COBRA – the Consolidated Omnibus Budget Reconciliation Act – is a federal program that allows workers to pay for their own health insurance, for a certain period of time, when they leave a job and lose their benefits. Many Local 802 members use COBRA to continue their health benefits if they drop off the union’s health plan for one reason or another.
The new bill means the state would pay up to 50 percent of COBRA premiums for entertainers and others, for a period of up to 12 months.
A coalition initiated by the four largest performers’ unions – Equity, SAG, AFTRA and Local 802 – worked for passage of the bill. The campaign was coordinated by the Actors’ Fund.
In any 12-month period, 37 percent of those receiving health insurance from entertainment industry union health funds lose their eligibility, according to the Actors’ Fund. More than 70 percent of those who are offered COBRA do not enroll, many because they cannot afford it.

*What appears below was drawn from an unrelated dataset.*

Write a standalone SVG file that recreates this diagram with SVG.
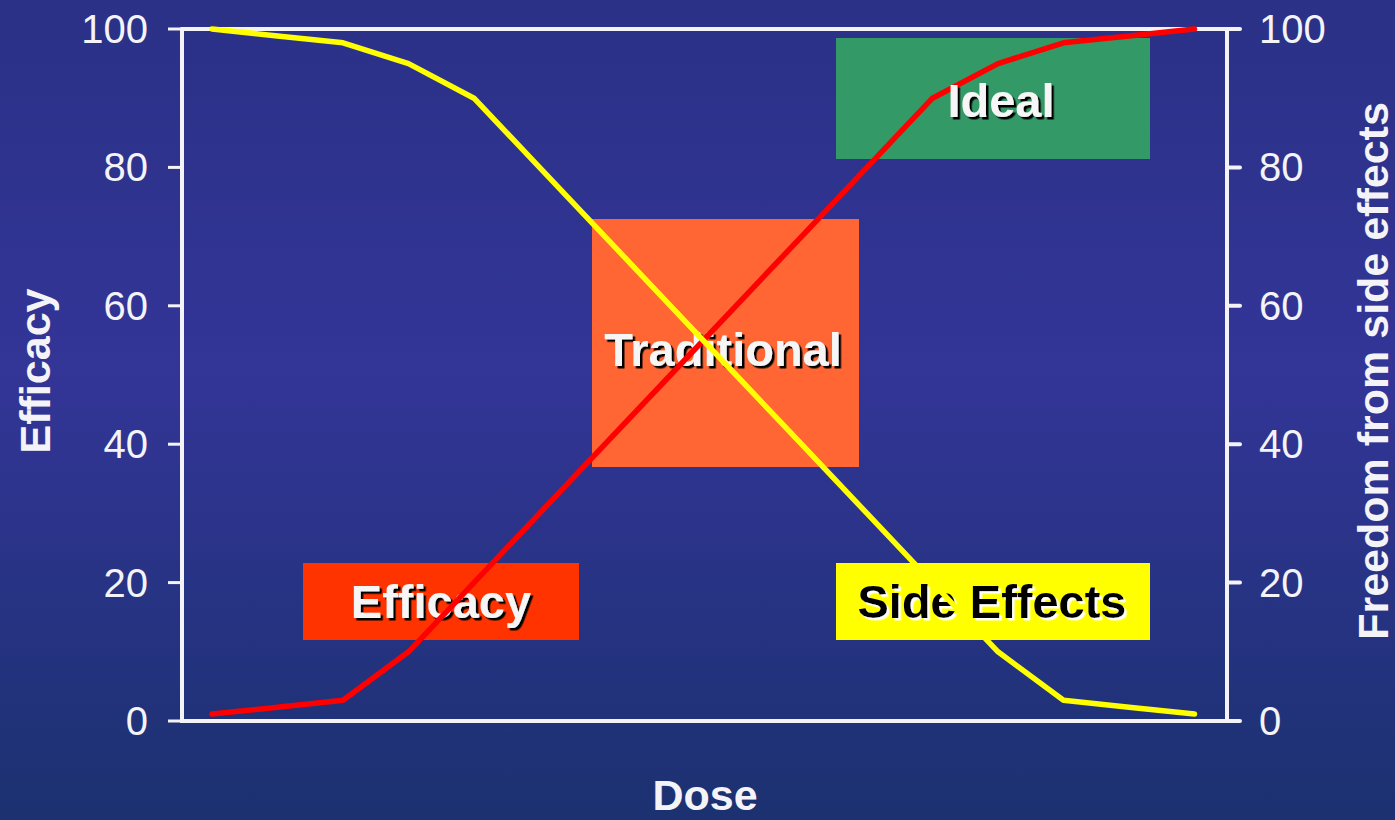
<svg xmlns="http://www.w3.org/2000/svg" width="1395" height="820" viewBox="0 0 1395 820">
  <defs>
    <linearGradient id="bg" x1="0" y1="0" x2="0" y2="1">
      <stop offset="0" stop-color="#2a3186"/>
      <stop offset="0.45" stop-color="#333597"/>
      <stop offset="1" stop-color="#1b3170"/>
    </linearGradient>
    <filter id="shB" x="-10%" y="-20%" width="120%" height="140%">
      <feDropShadow dx="2.5" dy="2.5" stdDeviation="0" flood-color="#000000"/>
    </filter>
    <filter id="shW" x="-10%" y="-20%" width="120%" height="140%">
      <feDropShadow dx="2.5" dy="2.5" stdDeviation="0" flood-color="#ffffff"/>
    </filter>
  </defs>
  <style>
    .axis { stroke: #f4f4f8; stroke-width: 4; fill: none; stroke-linecap: round; }
    .tick { stroke: #f4f4f8; stroke-width: 3; }
    .num { font-family: "Liberation Sans", Arial, sans-serif; font-size: 40px; fill: #f4f4f8; }
    .title { font-family: "Liberation Sans", Arial, sans-serif; font-size: 43px; font-weight: bold; fill: #f4f4f8; }
    .lbl { font-family: "Liberation Sans", Arial, sans-serif; font-size: 47px; font-weight: bold; text-anchor: middle; }
    .series { fill: none; stroke-width: 5.5; stroke-linejoin: round; stroke-linecap: round; }
  </style>

  <rect x="0" y="0" width="1395" height="820" fill="url(#bg)"/>

  <g id="axes">
    <polyline class="axis" points="182,29 182,721 1240,721"/>
    <polyline class="axis" points="182,29 1240,29"/>
    <line class="axis" x1="1227" y1="29" x2="1227" y2="721"/>
    <g class="tick">
      <line x1="168" y1="29" x2="182" y2="29"/>
      <line x1="168" y1="167.4" x2="182" y2="167.4"/>
      <line x1="168" y1="305.8" x2="182" y2="305.8"/>
      <line x1="168" y1="444.2" x2="182" y2="444.2"/>
      <line x1="168" y1="582.6" x2="182" y2="582.6"/>
      <line x1="168" y1="721" x2="182" y2="721"/>
      <line x1="1227" y1="167.4" x2="1240" y2="167.4" stroke-width="4" stroke-linecap="round"/>
      <line x1="1227" y1="305.8" x2="1240" y2="305.8" stroke-width="4" stroke-linecap="round"/>
      <line x1="1227" y1="444.2" x2="1240" y2="444.2" stroke-width="4" stroke-linecap="round"/>
      <line x1="1227" y1="582.6" x2="1240" y2="582.6" stroke-width="4" stroke-linecap="round"/>
    </g>
    <g class="num" text-anchor="end">
      <text x="148" y="43">100</text>
      <text x="148" y="181">80</text>
      <text x="148" y="320">60</text>
      <text x="148" y="458">40</text>
      <text x="148" y="597">20</text>
      <text x="148" y="735">0</text>
    </g>
    <g class="num" text-anchor="start">
      <text x="1259" y="43">100</text>
      <text x="1259" y="181">80</text>
      <text x="1259" y="320">60</text>
      <text x="1259" y="458">40</text>
      <text x="1259" y="597">20</text>
      <text x="1259" y="735">0</text>
    </g>
    <text class="title" text-anchor="middle" transform="translate(50,371) rotate(-90)">Efficacy</text>
    <text class="title" text-anchor="middle" transform="translate(1388,371) rotate(-90)">Freedom from side effects</text>
    <text class="title" text-anchor="middle" x="705" y="810">Dose</text>
  </g>

  <g id="node-efficacy">
    <rect x="303" y="563" width="276" height="77" fill="#ff3300"/>
    <text class="lbl" x="441" y="618" fill="#f6f6f6" filter="url(#shB)">Efficacy</text>
  </g>
  <g id="node-traditional">
    <rect x="592" y="219" width="267" height="248" fill="#ff6633"/>
    <text class="lbl" x="723" y="366" fill="#f6f6f6" filter="url(#shB)">Traditional</text>
  </g>
  <g id="node-side-effects">
    <rect x="836" y="563" width="314" height="77" fill="#ffff00"/>
    <text class="lbl" x="992" y="618" fill="#000000" filter="url(#shW)">Side Effects</text>
  </g>
  <g id="node-ideal">
    <rect x="836" y="38" width="314" height="121" fill="#339966"/>
  </g>

  <g id="connectors">
    <polyline class="series" stroke="#ff0000" points="212,714.1 277.5,707.2 343,700.2 408.5,651.8 474,582.6 539.5,513.4 605,444.2 670.5,375 736,305.8 801.5,236.6 867,167.4 932.5,98.2 998,63.6 1063.5,42.8 1129,35.9 1194.5,29"/>
    <polyline class="series" stroke="#ffff00" points="212,29 277.5,35.9 343,42.8 408.5,63.6 474,98.2 539.5,167.4 605,236.6 670.5,305.8 736,375 801.5,444.2 867,513.4 932.5,582.6 998,651.8 1063.5,700.2 1129,707.2 1194.5,714.1"/>
  </g>

  <g id="node-ideal-label">
    <text class="lbl" x="1001" y="117" fill="#f6f6f6" filter="url(#shB)">Ideal</text>
  </g>
</svg>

The bill can be delivered to the governor’s desk by the Senate any time before December 31. It has the support, in concept, from the Executive Chamber staff and the Superintendent of Insurance, Greg Serio.
Actor Jerry Stiller told the Actor’s Fund, “We still need Governor Pataki to approve, but having the Senate and Assembly pass this bill is a huge step in the right direction.”
The Entertainment Industry Health Insurance Coalition was formed in November 1999 as an advocacy group for health insurance legislation that would assist uninsured industry members.